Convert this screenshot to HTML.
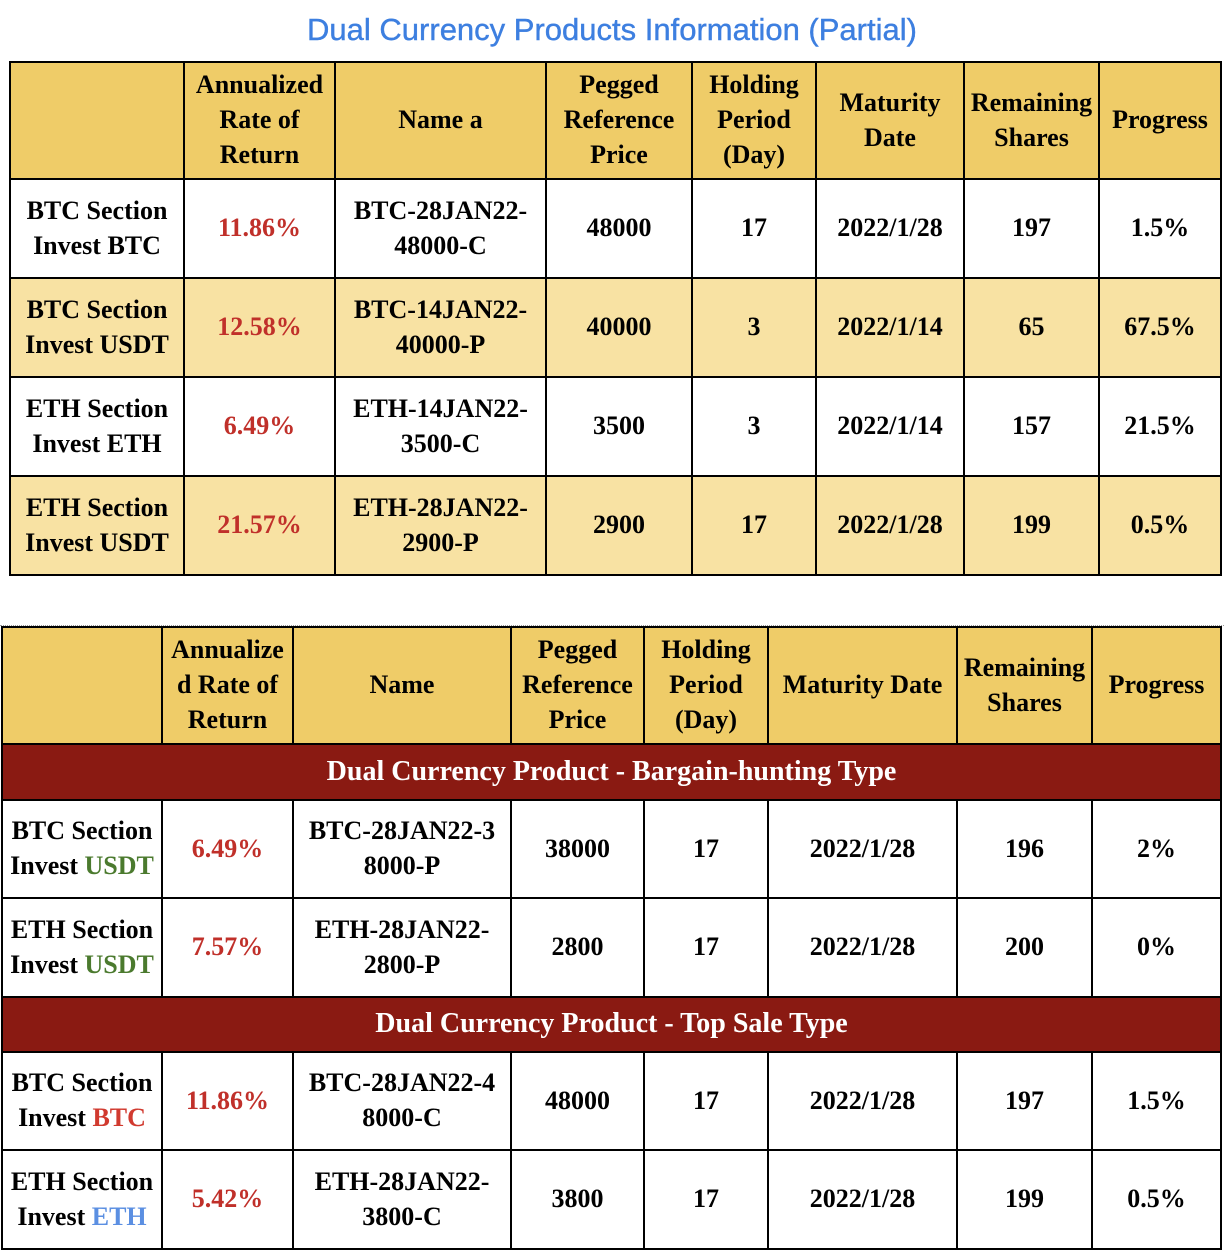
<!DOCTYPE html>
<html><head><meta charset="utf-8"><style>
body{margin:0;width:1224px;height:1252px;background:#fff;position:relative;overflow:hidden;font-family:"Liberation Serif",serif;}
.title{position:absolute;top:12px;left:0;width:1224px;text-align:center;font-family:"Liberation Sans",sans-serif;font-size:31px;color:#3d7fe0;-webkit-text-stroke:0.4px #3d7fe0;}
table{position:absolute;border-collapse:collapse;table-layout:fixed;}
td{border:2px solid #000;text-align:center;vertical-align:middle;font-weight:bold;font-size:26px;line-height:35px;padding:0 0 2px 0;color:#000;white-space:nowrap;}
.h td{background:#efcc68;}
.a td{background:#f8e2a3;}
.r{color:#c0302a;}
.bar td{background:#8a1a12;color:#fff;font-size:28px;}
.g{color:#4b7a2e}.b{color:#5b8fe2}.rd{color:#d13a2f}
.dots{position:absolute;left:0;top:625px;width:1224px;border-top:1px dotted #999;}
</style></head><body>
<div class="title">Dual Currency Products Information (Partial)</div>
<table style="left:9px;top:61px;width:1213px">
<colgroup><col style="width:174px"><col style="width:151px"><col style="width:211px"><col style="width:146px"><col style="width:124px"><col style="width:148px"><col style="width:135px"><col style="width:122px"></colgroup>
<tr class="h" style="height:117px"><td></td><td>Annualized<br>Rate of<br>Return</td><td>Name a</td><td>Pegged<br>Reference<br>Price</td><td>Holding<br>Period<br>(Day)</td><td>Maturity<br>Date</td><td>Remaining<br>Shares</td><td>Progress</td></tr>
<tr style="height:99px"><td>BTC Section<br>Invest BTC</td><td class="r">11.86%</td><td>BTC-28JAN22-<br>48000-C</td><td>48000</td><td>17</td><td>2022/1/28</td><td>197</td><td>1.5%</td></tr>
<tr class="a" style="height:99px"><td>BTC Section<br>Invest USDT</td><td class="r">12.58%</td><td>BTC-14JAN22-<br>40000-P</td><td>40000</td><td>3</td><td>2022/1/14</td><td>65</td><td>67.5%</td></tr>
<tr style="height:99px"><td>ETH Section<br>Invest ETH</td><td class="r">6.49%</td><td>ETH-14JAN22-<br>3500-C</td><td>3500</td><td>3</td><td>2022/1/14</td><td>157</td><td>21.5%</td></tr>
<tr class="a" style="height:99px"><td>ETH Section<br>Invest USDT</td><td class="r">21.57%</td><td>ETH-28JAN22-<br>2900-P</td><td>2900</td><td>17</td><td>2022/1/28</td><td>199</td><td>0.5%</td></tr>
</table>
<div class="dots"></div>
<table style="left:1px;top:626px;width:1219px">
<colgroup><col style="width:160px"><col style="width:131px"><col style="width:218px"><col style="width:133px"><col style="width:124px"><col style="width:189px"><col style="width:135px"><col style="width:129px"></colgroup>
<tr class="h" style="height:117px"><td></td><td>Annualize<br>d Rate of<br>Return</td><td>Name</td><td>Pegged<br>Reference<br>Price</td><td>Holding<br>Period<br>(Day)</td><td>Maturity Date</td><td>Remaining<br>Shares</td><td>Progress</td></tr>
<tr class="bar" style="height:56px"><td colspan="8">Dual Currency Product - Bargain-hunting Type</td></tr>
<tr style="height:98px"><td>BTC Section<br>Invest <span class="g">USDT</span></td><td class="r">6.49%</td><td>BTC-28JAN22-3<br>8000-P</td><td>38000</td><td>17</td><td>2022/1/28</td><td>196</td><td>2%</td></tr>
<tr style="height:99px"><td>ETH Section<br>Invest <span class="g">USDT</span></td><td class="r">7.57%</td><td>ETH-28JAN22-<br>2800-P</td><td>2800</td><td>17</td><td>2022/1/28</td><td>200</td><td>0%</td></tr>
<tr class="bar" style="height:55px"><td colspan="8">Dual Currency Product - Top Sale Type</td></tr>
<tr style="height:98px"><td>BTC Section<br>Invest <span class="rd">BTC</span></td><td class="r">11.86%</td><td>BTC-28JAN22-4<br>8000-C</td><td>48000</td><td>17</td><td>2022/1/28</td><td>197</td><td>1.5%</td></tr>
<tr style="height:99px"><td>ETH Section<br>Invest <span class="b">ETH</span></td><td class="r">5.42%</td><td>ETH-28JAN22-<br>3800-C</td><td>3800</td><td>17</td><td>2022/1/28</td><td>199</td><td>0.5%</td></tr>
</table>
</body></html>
————
GOAL OF THE EXERCISE:
Give every line above again exactly, with no pictures.

SOLUTION FOR THIS TASK:
Convert this screenshot to HTML.
<!DOCTYPE html>
<html><head><meta charset="utf-8"><style>
body{margin:0;width:1224px;height:1252px;background:#fff;position:relative;overflow:hidden;font-family:"Liberation Serif",serif;}
.title{position:absolute;top:12px;left:0;width:1224px;text-align:center;font-family:"Liberation Sans",sans-serif;font-size:31px;color:#3d7fe0;-webkit-text-stroke:0.4px #3d7fe0;}
table{position:absolute;border-collapse:collapse;table-layout:fixed;}
td{border:2px solid #000;text-align:center;vertical-align:middle;font-weight:bold;font-size:26px;line-height:35px;padding:0 0 2px 0;color:#000;white-space:nowrap;}
.h td{background:#efcc68;}
.a td{background:#f8e2a3;}
.r{color:#c0302a;}
.bar td{background:#8a1a12;color:#fff;font-size:28px;}
.g{color:#4b7a2e}.b{color:#5b8fe2}.rd{color:#d13a2f}
.dots{position:absolute;left:0;top:625px;width:1224px;border-top:1px dotted #999;}
</style></head><body>
<div class="title">Dual Currency Products Information (Partial)</div>
<table style="left:9px;top:61px;width:1213px">
<colgroup><col style="width:174px"><col style="width:151px"><col style="width:211px"><col style="width:146px"><col style="width:124px"><col style="width:148px"><col style="width:135px"><col style="width:122px"></colgroup>
<tr class="h" style="height:117px"><td></td><td>Annualized<br>Rate of<br>Return</td><td>Name a</td><td>Pegged<br>Reference<br>Price</td><td>Holding<br>Period<br>(Day)</td><td>Maturity<br>Date</td><td>Remaining<br>Shares</td><td>Progress</td></tr>
<tr style="height:99px"><td>BTC Section<br>Invest BTC</td><td class="r">11.86%</td><td>BTC-28JAN22-<br>48000-C</td><td>48000</td><td>17</td><td>2022/1/28</td><td>197</td><td>1.5%</td></tr>
<tr class="a" style="height:99px"><td>BTC Section<br>Invest USDT</td><td class="r">12.58%</td><td>BTC-14JAN22-<br>40000-P</td><td>40000</td><td>3</td><td>2022/1/14</td><td>65</td><td>67.5%</td></tr>
<tr style="height:99px"><td>ETH Section<br>Invest ETH</td><td class="r">6.49%</td><td>ETH-14JAN22-<br>3500-C</td><td>3500</td><td>3</td><td>2022/1/14</td><td>157</td><td>21.5%</td></tr>
<tr class="a" style="height:99px"><td>ETH Section<br>Invest USDT</td><td class="r">21.57%</td><td>ETH-28JAN22-<br>2900-P</td><td>2900</td><td>17</td><td>2022/1/28</td><td>199</td><td>0.5%</td></tr>
</table>
<div class="dots"></div>
<table style="left:1px;top:626px;width:1219px">
<colgroup><col style="width:160px"><col style="width:131px"><col style="width:218px"><col style="width:133px"><col style="width:124px"><col style="width:189px"><col style="width:135px"><col style="width:129px"></colgroup>
<tr class="h" style="height:117px"><td></td><td>Annualize<br>d Rate of<br>Return</td><td>Name</td><td>Pegged<br>Reference<br>Price</td><td>Holding<br>Period<br>(Day)</td><td>Maturity Date</td><td>Remaining<br>Shares</td><td>Progress</td></tr>
<tr class="bar" style="height:56px"><td colspan="8">Dual Currency Product - Bargain-hunting Type</td></tr>
<tr style="height:98px"><td>BTC Section<br>Invest <span class="g">USDT</span></td><td class="r">6.49%</td><td>BTC-28JAN22-3<br>8000-P</td><td>38000</td><td>17</td><td>2022/1/28</td><td>196</td><td>2%</td></tr>
<tr style="height:99px"><td>ETH Section<br>Invest <span class="g">USDT</span></td><td class="r">7.57%</td><td>ETH-28JAN22-<br>2800-P</td><td>2800</td><td>17</td><td>2022/1/28</td><td>200</td><td>0%</td></tr>
<tr class="bar" style="height:55px"><td colspan="8">Dual Currency Product - Top Sale Type</td></tr>
<tr style="height:98px"><td>BTC Section<br>Invest <span class="rd">BTC</span></td><td class="r">11.86%</td><td>BTC-28JAN22-4<br>8000-C</td><td>48000</td><td>17</td><td>2022/1/28</td><td>197</td><td>1.5%</td></tr>
<tr style="height:99px"><td>ETH Section<br>Invest <span class="b">ETH</span></td><td class="r">5.42%</td><td>ETH-28JAN22-<br>3800-C</td><td>3800</td><td>17</td><td>2022/1/28</td><td>199</td><td>0.5%</td></tr>
</table>
</body></html>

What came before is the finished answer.